Apesar de parecer um termo acadêmico, a “cultura do cancelamento”, ou cancel culture, é uma realidade que tomou as mídias sociais nos últimos tempos. Jornalistas e pesquisadores vêm se debruçando sobre esse tipo de ação coletiva, que pode ser resumida como um boicote a uma determinada figura pública (como um político ou uma celebridade) que tenha feito ou dito algo que foge a um determinado padrão moral. Os públicos mobilizados dissecam essas ações nas redes sociais digitais e exigem uma reparação de danos. As mobilizações podem ser orientadas por hashtags específicas e, geralmente, começam no Twitter; viram trending topics, repercutem nos media, reafirmam valores e condenam outros. A lista de “cancelados” é numerosa, as razões também. Celebridades ao redor do mundo chamam o movimento de “falso ativismo” e até de “ditadura”.
A cultura do cancelamento expõe uma certa dissonância entre valores desejados e valores apreendidos na relação célebres-públicos. Com a exposição cada vez maior da vida cotidiana na Internet, tornou-se mais fácil detectar, julgar e condenar deslizes dos “olimpianos”, expondo suas fraturas e imperfeições. Os públicos, múltiplos e ativos, exerceriam, então, um certo “tribunal” em sua mobilização, que visa uma punição de tal conduta, seja através de boicotes ou da desmoralização coletiva de determinada figura pública. Assim, fotos e tweets antigos que contêm discursos LGBTfóbicos e/ou racistas são recuperados e se transformam numa afetação coletiva online; ações no presente também, como a isenção frente a questões políticas ou injustiças sociais. Enquanto julgam os célebres, reforçam valores coletivos desejáveis e “cancelam” condutas impróprias; ao mesmo tempo, fixam uma moralidade onde há pouco espaço para o arrependimento e o perdão.

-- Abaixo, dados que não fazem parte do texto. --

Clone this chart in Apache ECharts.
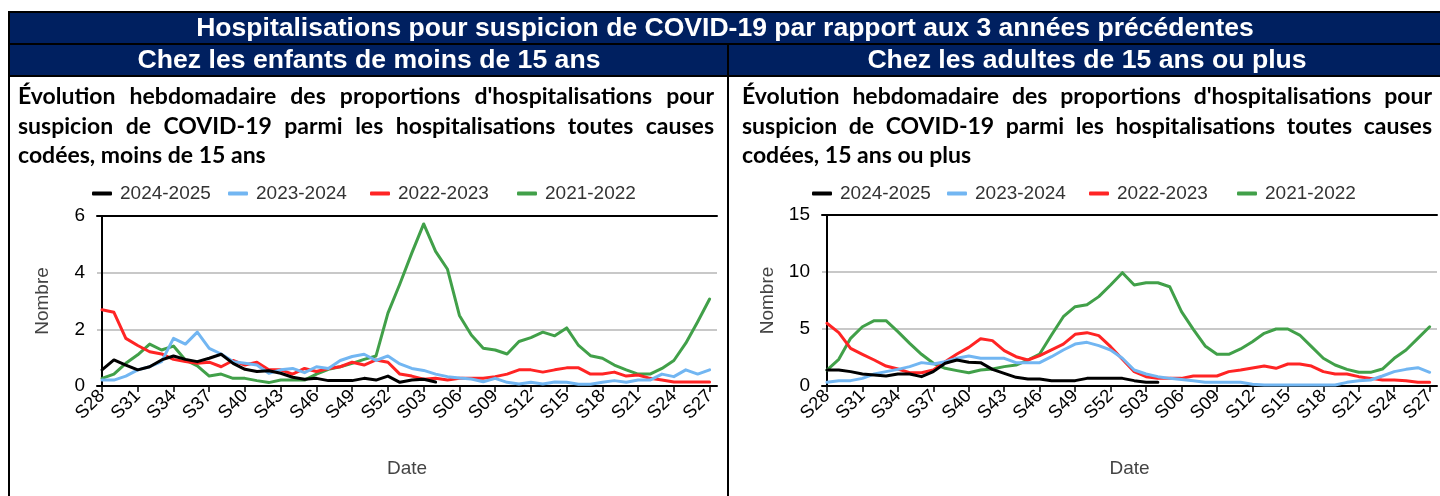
<!DOCTYPE html>
<html>
<head>
<meta charset="utf-8">
<script src="https://cdn.jsdelivr.net/npm/echarts@6/dist/echarts.min.js"></script>
<style>
  html, body { margin: 0; padding: 0; background: #ffffff; }
  #chart { width: 1440px; height: 496px; }
</style>
</head>
<body>
<div id="chart"></div>
<script>
// Weekly labels, S28 of one year to S27 of the next
const weeks = ['S28','S29','S30','S31','S32','S33','S34','S35','S36','S37','S38','S39','S40',
  'S41','S42','S43','S44','S45','S46','S47','S48','S49','S50','S51','S52',
  'S01','S02','S03','S04','S05','S06','S07','S08','S09','S10','S11','S12','S13','S14',
  'S15','S16','S17','S18','S19','S20','S21','S22','S23','S24','S25','S26','S27'];

const seasons = ['2024-2025', '2023-2024', '2022-2023', '2021-2022'];

// Children under 15
const enfants2425 = [0.57,0.92,0.74,0.57,0.68,0.92,1.06,0.94,0.86,0.98,1.12,0.80,0.59,0.51,0.54,
  0.45,0.31,0.24,0.27,0.19,0.19,0.19,0.27,0.21,0.35,0.13,0.21,0.24,0.14];
const enfants2324 = [0.21,0.21,0.35,0.57,0.68,0.86,1.68,1.48,1.90,1.33,1.13,0.86,0.80,0.74,0.45,
  0.57,0.62,0.47,0.68,0.62,0.90,1.04,1.12,0.90,1.06,0.78,0.62,0.55,0.42,0.33,0.28,0.25,0.15,0.27,
  0.13,0.07,0.13,0.07,0.14,0.13,0.06,0.06,0.13,0.19,0.13,0.21,0.21,0.42,0.33,0.57,0.42,0.57];
const enfants2223 = [2.69,2.60,1.68,1.43,1.21,1.13,0.94,0.86,0.80,0.84,0.68,0.90,0.74,0.84,0.57,
  0.57,0.42,0.62,0.51,0.62,0.68,0.84,0.74,0.92,0.84,0.42,0.35,0.24,0.27,0.21,0.27,0.27,0.27,0.33,
  0.42,0.57,0.57,0.49,0.57,0.64,0.64,0.42,0.42,0.49,0.35,0.39,0.27,0.21,0.14,0.14,0.14,0.14];
const enfants2122 = [0.27,0.42,0.80,1.10,1.48,1.27,1.41,0.92,0.71,0.35,0.42,0.27,0.27,0.19,0.12,
  0.21,0.21,0.21,0.42,0.59,0.68,0.80,0.94,1.06,2.57,3.60,4.69,5.72,4.75,4.12,2.49,1.80,1.33,1.27,
  1.13,1.57,1.71,1.90,1.77,2.05,1.43,1.07,0.98,0.74,0.57,0.42,0.42,0.62,0.90,1.51,2.27,3.07];

// Adults 15 and over
const adultes2425 = [1.40,1.40,1.26,1.05,0.96,0.88,1.05,1.05,0.82,1.26,1.99,2.28,2.08,2.05,1.46,
  1.11,0.76,0.61,0.61,0.47,0.47,0.47,0.67,0.67,0.67,0.67,0.47,0.32,0.32];
const adultes2324 = [0.32,0.47,0.47,0.67,1.05,1.26,1.46,1.70,2.05,1.93,2.13,2.43,2.63,2.43,2.43,
  2.43,2.05,2.05,2.05,2.57,3.16,3.68,3.83,3.54,3.16,2.43,1.40,1.05,0.82,0.67,0.58,0.47,0.32,0.32,
  0.32,0.32,0.15,0.09,0.09,0.09,0.09,0.09,0.09,0.09,0.32,0.47,0.53,0.88,1.26,1.46,1.61,1.20];
const adultes2223 = [5.50,4.68,3.30,2.78,2.28,1.75,1.49,1.17,1.17,1.40,2.13,2.81,3.39,4.15,3.98,
  3.10,2.57,2.28,2.66,3.16,3.68,4.53,4.68,4.42,3.45,2.34,1.26,0.82,0.67,0.67,0.67,0.88,0.88,0.88,
  1.26,1.40,1.58,1.75,1.55,1.93,1.93,1.75,1.26,1.05,1.05,0.82,0.67,0.53,0.53,0.47,0.32,0.32];
const adultes2122 = [1.40,2.34,4.18,5.20,5.73,5.73,4.77,3.74,2.78,1.99,1.55,1.35,1.17,1.40,1.49,
  1.70,1.84,2.28,2.81,4.47,6.08,6.96,7.13,7.84,8.86,9.94,8.86,9.06,9.06,8.71,6.52,4.97,3.51,2.78,
  2.78,3.25,3.89,4.62,5.00,5.00,4.47,3.45,2.43,1.84,1.46,1.20,1.20,1.49,2.43,3.16,4.18,5.20];

const yTicksEnfants = { max: 6, step: 2 };
const yTicksAdultes = { max: 15, step: 5 };

const mainTitle = 'Hospitalisations pour suspicion de COVID-19 par rapport aux 3 années précédentes';
const panelHeads = ['Chez les enfants de moins de 15 ans', 'Chez les adultes de 15 ans ou plus'];
const panelTitles = [
  ["Évolution hebdomadaire des proportions d'hospitalisations pour",
   'suspicion de COVID-19 parmi les hospitalisations toutes causes',
   'codées, moins de 15 ans'],
  ["Évolution hebdomadaire des proportions d'hospitalisations pour",
   'suspicion de COVID-19 parmi les hospitalisations toutes causes',
   'codées, 15 ans ou plus']
];

const colors = { '2024-2025': '#000000', '2023-2024': '#72b6f2', '2022-2023': '#ff2424', '2021-2022': '#41a049' };
const NAVY = '#002060';
const SANS = '"Liberation Sans", Arial, sans-serif';
const TITLE_FONT = 'Lato';

// ---- text measuring for the justified paragraph ----
const mctx = document.createElement('canvas').getContext('2d');
function measure(str, weight, size, family) {
  mctx.font = weight + ' ' + size + 'px ' + family;
  return mctx.measureText(str).width;
}

function justifiedLines(lines, left, right, top, lineStep, size) {
  const out = [];
  lines.forEach((line, li) => {
    const words = line.split(' ');
    const widths = words.map(w => measure(w, 'bold', size, TITLE_FONT));
    const total = widths.reduce((a, b) => a + b, 0);
    const isLast = li === lines.length - 1;
    const gap = isLast ? measure(' ', 'bold', size, TITLE_FONT)
                       : (right - left - total) / (words.length - 1);
    let x = left;
    words.forEach((w, wi) => {
      out.push({
        type: 'text', x: x, y: top + li * lineStep, silent: true,
        style: { text: w, fontFamily: TITLE_FONT, fontWeight: 'bold', fontSize: size,
                 fill: '#000', verticalAlign: 'middle', align: 'left' }
      });
      x += widths[wi] + gap;
    });
  });
  return out;
}

function fitSize(str, target, base) {
  return base * target / measure(str, 'bold', base, SANS);
}

// ---- frame and headers ----
const headSize = fitSize(mainTitle, 1058, 23);
const subSize = fitSize(panelHeads[0], 463, 23);

const graphics = [
  { type: 'rect', shape: { x: 9, y: 12, width: 1440, height: 32 }, style: { fill: NAVY, stroke: '#000', lineWidth: 2 }, silent: true },
  { type: 'rect', shape: { x: 9, y: 44, width: 1440, height: 32 }, style: { fill: NAVY, stroke: '#000', lineWidth: 2 }, silent: true },
  { type: 'line', shape: { x1: 9, y1: 12, x2: 9, y2: 496 }, style: { stroke: '#000', lineWidth: 2 }, silent: true },
  { type: 'line', shape: { x1: 728, y1: 44, x2: 728, y2: 496 }, style: { stroke: '#000', lineWidth: 2 }, silent: true },
  { type: 'text', x: 725, y: 29, silent: true,
    style: { text: mainTitle, fontFamily: SANS, fontWeight: 'bold', fontSize: headSize, fill: '#fff', align: 'center', verticalAlign: 'middle' } },
  { type: 'text', x: 369, y: 61, silent: true,
    style: { text: panelHeads[0], fontFamily: SANS, fontWeight: 'bold', fontSize: subSize, fill: '#fff', align: 'center', verticalAlign: 'middle' } },
  { type: 'text', x: 1087, y: 61, silent: true,
    style: { text: panelHeads[1], fontFamily: SANS, fontWeight: 'bold', fontSize: subSize, fill: '#fff', align: 'center', verticalAlign: 'middle' } }
].concat(
  justifiedLines(panelTitles[0], 18, 714, 97, 29.5, 23),
  justifiedLines(panelTitles[1], 742, 1432, 97, 29.5, 23)
);

// ---- axes ----
const tickIdx = weeks.map((w, i) => i).filter(i => i % 3 === 0);
const X_MIN = -0.42, X_MAX = 51.62;

function bottomAxis(gridIndex) {
  return {
    type: 'value', gridIndex: gridIndex, min: X_MIN, max: X_MAX, position: 'bottom',
    name: 'Date', nameLocation: 'middle', nameGap: 73,
    nameTextStyle: { fontFamily: SANS, fontSize: 19, color: '#444' },
    axisLine: { show: true, lineStyle: { color: '#000', width: 2 } },
    axisTick: { show: true, customValues: tickIdx, length: 6, lineStyle: { color: '#000', width: 1.5 } },
    axisLabel: { customValues: tickIdx, rotate: 45, margin: 7, fontFamily: SANS, fontSize: 18.5, color: '#000',
                 formatter: v => weeks[Math.round(v)] },
    splitLine: { show: false }
  };
}
function topAxis(gridIndex) {
  return {
    type: 'value', gridIndex: gridIndex, min: X_MIN, max: X_MAX, position: 'top',
    axisLine: { show: true, lineStyle: { color: '#000', width: 2 } },
    axisTick: { show: false }, axisLabel: { show: false }, splitLine: { show: false }
  };
}
function leftAxis(gridIndex, t) {
  return {
    type: 'value', gridIndex: gridIndex, min: 0, max: t.max, interval: t.step,
    name: 'Nombre', nameLocation: 'middle', nameRotate: 90, nameGap: 45,
    nameTextStyle: { fontFamily: SANS, fontSize: 19, color: '#444' },
    axisLine: { show: true, lineStyle: { color: '#000', width: 2 } },
    axisTick: { show: false },
    axisLabel: { margin: 12, fontFamily: SANS, fontSize: 19, color: '#000' },
    splitLine: { show: true, lineStyle: { color: '#c8c8c8', width: 2 } }
  };
}

function lineSeries(name, values, gridIndex) {
  return {
    type: 'line', name: name, xAxisIndex: gridIndex * 2, yAxisIndex: gridIndex,
    data: values.map((v, i) => [i, v]),
    showSymbol: false, symbol: 'none', smooth: false,
    lineStyle: { color: colors[name], width: 3, join: 'round', cap: 'round' },
    itemStyle: { color: colors[name] },
    z: 10 + (3 - seasons.indexOf(name)),
    animation: false
  };
}

const enfants = { '2024-2025': enfants2425, '2023-2024': enfants2324, '2022-2023': enfants2223, '2021-2022': enfants2122 };
const adultes = { '2024-2025': adultes2425, '2023-2024': adultes2324, '2022-2023': adultes2223, '2021-2022': adultes2122 };

const drawOrder = ['2021-2022', '2022-2023', '2023-2024', '2024-2025'];
const series = [];
drawOrder.forEach(n => series.push(lineSeries(n, enfants[n], 0)));
drawOrder.forEach(n => series.push(lineSeries(n, adultes[n], 1)));

// legend entries, placed one by one
const legendLeft = [[92, 228, 370, 517], [812, 947, 1089, 1237]];
const legends = [];
[0, 1].forEach(p => {
  seasons.forEach((s, k) => {
    legends.push({
      data: [s], left: legendLeft[p][k], top: 184, padding: 0,
      icon: 'roundRect', itemWidth: 20, itemHeight: 4,
      textStyle: { fontFamily: SANS, fontSize: 19, color: '#333', padding: [0, 0, 0, 3] },
      selectedMode: false
    });
  });
});

const chart = echarts.init(document.getElementById('chart'), null, { renderer: 'canvas' });
chart.setOption({
  animation: false,
  backgroundColor: '#ffffff',
  graphic: { elements: graphics },
  legend: legends,
  grid: [
    { left: 97, top: 216, width: 620, height: 170 },
    { left: 822, top: 215, width: 615, height: 171 }
  ],
  xAxis: [bottomAxis(0), topAxis(0), bottomAxis(1), topAxis(1)],
  yAxis: [leftAxis(0, yTicksEnfants), leftAxis(1, yTicksAdultes)],
  series: series
});
</script>
</body>
</html>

Qual é o impacto desse tipo de mobilização? Dependendo de sua intensidade (e também do célebre), ela pode resultar em prejuízos materiais para a figura pública (como no caso MC Gui e outros internacionais). Em outros, pouco acontece: famosos e anônimos seguem suas vidas, mas algumas marcas ficam.
Enquanto a cultura de cancelamento demonstra um ostensivo policiamento digital das ações dos famosos, ela também é o reflexo de acontecimentos como a campanha #MeToo, que desestabilizou o eixo de poder entre celebridades e seus públicos. Se antes as ações privadas (e pouco calculadas) dos célebres se restringiam a poucas pessoas, com a Internet elas têm o potencial de afetar grandes coletividades. E se boicotes massivos eram difíceis de articular no passado, hoje eles estão ao alcance de um tweet.